I read the accounts now and I see to say he was mad, or even angry, lacks in appropriate vocabulary. I need a better word. When I turn to the written accounts, the gospels are sparse and lacking for detail. All four tell of the cleansing, but not in the same way. I charted it out.

Matthew 21: triumphal entry, cleansing, healing
Mark 11: triumphal entry, cursing of fig tree, cleansing
Luke 19: triumphal entry, cleansing, teaching
John 2: wedding, cleansing (with whips), musings

The Monday before Jesus died (or whatever day of the week Jesus knew it to be), Jesus entered the Temple and turned over the tables on the moneychangers. The only gospel that gives much detail at all is John, who also places the event early in Jesus’s ministry, rather than during the days before his crucifixion. None of the gospel writers says a word about anger, they just describe the scene. We can certainly infer it, with the turned tables, scattered change, and escaping doves—John even puts a whip in his hand—but Jesus’s feelings are not named. We can say he was feeling compassion for the oppressed, or frustration with the system, or that he was hoping to incite a riot or a revolution, but we have to read that into the story.

Jesus had been going to the Temple for years. Why this year? I know, in terms of the gospel timeline, it was all building to the Big Finish. Was it a sudden impulse, or a planned response? Had he been thinking about it for years and decided he had finally had enough? Did he see someone get swindled one time to many?

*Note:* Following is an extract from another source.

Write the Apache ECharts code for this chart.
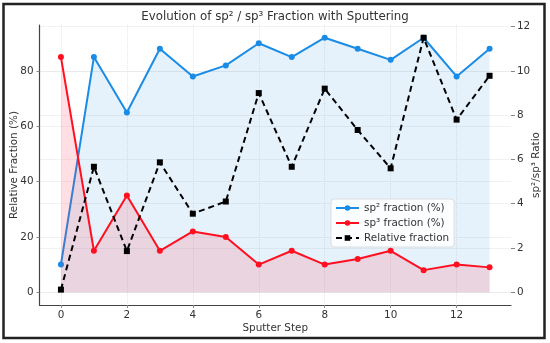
<!DOCTYPE html>
<html>
<head>
<meta charset="utf-8">
<script src="https://cdn.jsdelivr.net/npm/echarts@6/dist/echarts.min.js"></script>
<style>
html,body{margin:0;padding:0;background:#fff;}
#main{width:550px;height:343px;}
</style>
</head>
<body>
<div id="main"></div>
<script>
const steps = [0,1,2,3,4,5,6,7,8,9,10,11,12,13];
const sp2 = [10,85,65,88,78,82,90,85,92,88,84,92,78,88];
const sp3 = [85,15,35,15,22,20,10,15,10,12,15,8,10,9];
const ratio = [0.12,5.67,1.86,5.87,3.55,4.1,9.0,5.67,9.2,7.33,5.6,11.5,7.8,9.78];
const xTicks = [0,2,4,6,8,10,12];
const leftTicks = [0,20,40,60,80];
const rightTicks = [0,2,4,6,8,10,12];

const FONT = 'DejaVu Sans';
const FS = 10.4;
const blue = '#1a8ce6';
const red = '#ff1020';

const chart = echarts.init(document.getElementById('main'), null, {renderer:'canvas'});
const pair = (xs, ys) => xs.map((x,i)=>[x, ys[i]]);

chart.setOption({
  backgroundColor:'#fff',
  animation:false,
  title:{text:'Evolution of sp² / sp³ Fraction with Sputtering', left:'center', top:6,
    textStyle:{fontFamily:FONT, fontSize:11.8, fontWeight:'normal', color:'#333'}},
  grid:{left:39.5, right:39, top:25, bottom:38, outerBoundsMode:'none', containLabel:false},
  graphic:[{type:'rect', shape:{x:3.5,y:4,width:541,height:334}, style:{fill:null, stroke:'#222', lineWidth:2.5}, z:100}],
  legend:{
    orient:'vertical', left:331, top:199, itemWidth:23, itemHeight:7, itemGap:5,
    padding:[4,5,4,4], backgroundColor:'rgba(255,255,255,0.85)', borderColor:'#ddd', borderWidth:1, borderRadius:3,
    textStyle:{fontFamily:FONT, fontSize:FS, color:'#333'},
    data:['sp² fraction (%)','sp³ fraction (%)','Relative fraction']
  },
  xAxis:{
    type:'value', min:-0.65, max:13.65,
    name:'Sputter Step', nameLocation:'middle', nameGap:18, nameMoveOverlap:false,
    nameTextStyle:{fontFamily:FONT, fontSize:FS, color:'#333'},
    axisLine:{show:true, onZero:false, lineStyle:{color:'#444', width:1.2}},
    axisTick:{show:true, length:3, customValues:xTicks, lineStyle:{color:'#888'}},
    axisLabel:{customValues:xTicks, fontFamily:FONT, fontSize:FS, color:'#333', margin:5},
    splitLine:{show:true, lineStyle:{color:'#e8e8e8', type:'dotted', width:1}}
  },
  yAxis:[{
    type:'value', min:-4.6, max:96.6, position:'left',
    name:'Relative Fraction (%)', nameLocation:'middle', nameGap:20, nameMoveOverlap:false,
    nameTextStyle:{fontFamily:FONT, fontSize:FS, color:'#333'},
    axisLine:{show:true, onZero:false, lineStyle:{color:'#444', width:1.2}},
    axisTick:{show:true, length:3, customValues:leftTicks, lineStyle:{color:'#888'}},
    axisLabel:{customValues:leftTicks, fontFamily:FONT, fontSize:FS, color:'#333', margin:6},
    splitLine:{show:true, lineStyle:{color:'#e4e4e4', type:'dotted', width:1}}
  },{
    type:'value', min:-0.575, max:12.075, position:'right',
    name:'sp²/sp³ Ratio', nameLocation:'middle', nameGap:20, nameMoveOverlap:false,
    nameTextStyle:{fontFamily:FONT, fontSize:FS, color:'#333'},
    axisLine:{show:false, onZero:false},
    axisTick:{show:true, length:4, customValues:rightTicks, lineStyle:{color:'#888'}},
    axisLabel:{customValues:rightTicks, fontFamily:FONT, fontSize:FS, color:'#333', margin:6},
    splitLine:{show:true, lineStyle:{color:'#e4e4e4', type:'dotted', width:1}}
  }],
  series:[
    {name:'sp² fraction (%)', type:'line', yAxisIndex:0, data:pair(steps, sp2),
     symbol:'circle', symbolSize:6, itemStyle:{color:blue}, lineStyle:{color:blue, width:2},
     areaStyle:{color:'rgba(30,140,230,0.16)', origin:'auto'}, z:3},
    {name:'sp³ fraction (%)', type:'line', yAxisIndex:0, data:pair(steps, sp3),
     symbol:'circle', symbolSize:6, itemStyle:{color:red}, lineStyle:{color:red, width:2},
     areaStyle:{color:'rgba(255,40,70,0.21)', origin:'auto'}, z:4},
    {name:'Relative fraction', type:'line', yAxisIndex:1, data:pair(steps, ratio),
     symbol:'rect', symbolSize:6, itemStyle:{color:'#000'}, lineStyle:{color:'#000', width:2, type:[6,4]}, z:5}
  ]
});
</script>
</body>
</html>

Had the ride into town heightened his sensibilities?

The Passover rituals that were a part of Jesus’s life were nothing new. I wonder how long it was after the Temple was built that the money changers started showing up. You can see how it would happen. People need to make sacrifices, or make donations to beggars, and they get to the Temple after a long trip without change, so someone sets up a change booth and, of course, charges a small fee for the transaction. The next Passover, they have doves and other animals so people who come from a long way off don’t have to travel with them—at a price, of course, and the prices always went up during Passover. Once those transactions became ensconced in the institutional memory (do you think that free range dove seller will be there again this year?) it was hard to change. Then Jesus started turning tables.
There’s a certain snowball effect to the life of any institution. They have a way of hanging on to things, of taking an exception or a margin note and incorporating it into the main agenda. Much of the energy of those who belong is used up perpetuating the institution rather than furthering the dream for which it was created. Maybe Passover had become as much about the transactions in the Court of the Gentiles than it was about telling the story of their deliverance from Egypt. I can hear my father saying if Jesus had come to the church instead of the Temple, he would have started by disbanding all committees rather than turing over tables.

Now I hear Tracy Chapman singing in my head:

don’t you know you better run run run . . .
yes, finally the tables are starting to turn
talkin’ bout a revolution

But it’s the opening lines of the song that get me:

don’t you know
talking about a revolution sounds
like a whisper . . .

In our world of giant churches and media exposure, we think the big play is what matters, the grand gesture, the spectacular event. Yet when I think of both Jesus’s entry into the city on what we call Palm Sunday and his table turning on Monday, I can’t help think they were probably small events in the scope of things—a big deal to his followers, but nothing that brought Jerusalem to a standstill. What started as a whisper turned into a resounding chord of love around the world, but it started as a whisper. Elijah heard God in the silence—the still, small voice. Jesus rode in alone on a borrowed donkey. It was no parade. And the next day he turned over a couple of tables in the Temple.

Yes. Like a whisper.

Peace,
Milton

1 COMMENT

  1. It is believed that the moneychanger business was actually owned by Annas/Caiphas family. When Jesus drove them out, he hit chief priests in the pocketbook, solidifying their desire to destroy him. We know the Pharisees seemed to bait Jesus, draw him into traps, but perhaps Jesus did the same here. Wonder if Jesus would do the same to Big Box preachers today?